## Set exercise
Starting at the top of the listing, extract every line up to and including the one with "fig = go.Figure()". Pictures stay out of the copy.
───── Recorded data
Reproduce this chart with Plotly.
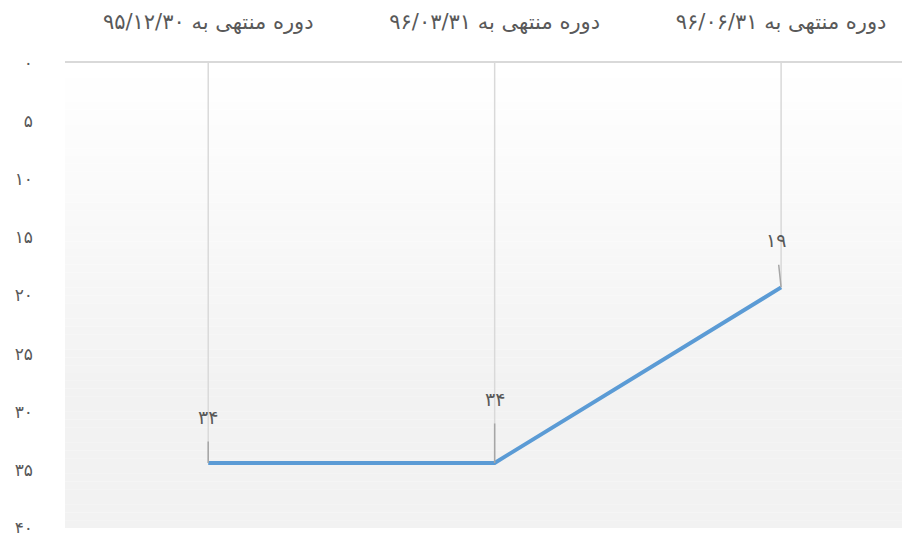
import plotly.graph_objects as go

categories = ["دوره منتهی به ۹۵/۱۲/۳۰", "دوره منتهی به ۹۶/۰۳/۳۱", "دوره منتهی به ۹۶/۰۶/۳۱"]
values = [34.4, 34.4, 19.3]
value_labels = ["۳۴", "۳۴", "۱۹"]
y_tick_vals = [0, 5, 10, 15, 20, 25, 30, 35, 40]
y_tick_labels = ["۰", "۵", "۱۰", "۱۵", "۲۰", "۲۵", "۳۰", "۳۵", "۴۰"]

label_dx = [0, 0, -5]
label_dy = [-46, -64, -47]

FONT = "DejaVu Sans"
TXT = "#595959"

x_idx = list(range(len(categories)))

fig = go.Figure()

# drop lines from top axis to each point
fig.add_trace(go.Scatter(
    x=x_idx, y=values, mode="markers",
    marker=dict(size=1, opacity=0),
    error_y=dict(type="data", symmetric=False, array=[0] * len(values),
                 arrayminus=values, color="#d9d9d9", thickness=1.5, width=0),
    hoverinfo="skip", showlegend=False,
))

fig.add_trace(go.Scatter(
    x=x_idx, y=values, mode="lines",
    line=dict(color="#5B9BD5", width=4),
    showlegend=False,
))

for i, (v, lab) in enumerate(zip(values, value_labels)):
    fig.add_annotation(
        x=i, y=v, xref="x", yref="y", text=lab,
        showarrow=True, arrowhead=0, arrowcolor="#a6a6a6", arrowwidth=1.5,
        ax=label_dx[i], ay=label_dy[i], startstandoff=12,
        font=dict(family=FONT, size=19, color=TXT),
    )

# vertical gradient background of plot area
n = 60
shapes = []
for k in range(n):
    t = k / (n - 1)
    frac = min(1.0, t / 0.7)
    c = round(255 - (255 - 242) * frac)
    shapes.append(dict(type="rect", xref="paper", yref="paper",
                       x0=0, x1=1, y0=1 - (k + 1) / n, y1=1 - k / n,
                       fillcolor=f"rgb({c},{c},{c})", line=dict(width=0),
                       layer="below"))

fig.update_layout(
    width=902, height=533,
    margin=dict(l=57, r=0, t=55, b=13),
    paper_bgcolor="white",
    plot_bgcolor="rgba(0,0,0,0)",
    shapes=shapes,
    font=dict(family=FONT, color=TXT),
    xaxis=dict(
        side="top", tickmode="array", tickvals=x_idx, ticktext=categories,
        range=[-0.5, 2.45], showgrid=False, zeroline=False,
        showline=True, linecolor="#d9d9d9", linewidth=2,
        ticks="", ticklabelstandoff=24, automargin=False,
        tickfont=dict(family=FONT, size=21, color=TXT),
    ),
    yaxis=dict(
        range=[40, 0], tickmode="array", tickvals=y_tick_vals, ticktext=y_tick_labels,
        showgrid=False, zeroline=False, showline=False, ticks="",
        ticklabelstandoff=31, automargin=False,
        tickfont=dict(family=FONT, size=17, color=TXT),
    ),
)

fig.write_html("out.html")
──────────
## Finished exercise
Reproduce this chart with Plotly.
import plotly.graph_objects as go

categories = ["دوره منتهی به ۹۵/۱۲/۳۰", "دوره منتهی به ۹۶/۰۳/۳۱", "دوره منتهی به ۹۶/۰۶/۳۱"]
values = [34.4, 34.4, 19.3]
value_labels = ["۳۴", "۳۴", "۱۹"]
y_tick_vals = [0, 5, 10, 15, 20, 25, 30, 35, 40]
y_tick_labels = ["۰", "۵", "۱۰", "۱۵", "۲۰", "۲۵", "۳۰", "۳۵", "۴۰"]

label_dx = [0, 0, -5]
label_dy = [-46, -64, -47]

FONT = "DejaVu Sans"
TXT = "#595959"

x_idx = list(range(len(categories)))

fig = go.Figure()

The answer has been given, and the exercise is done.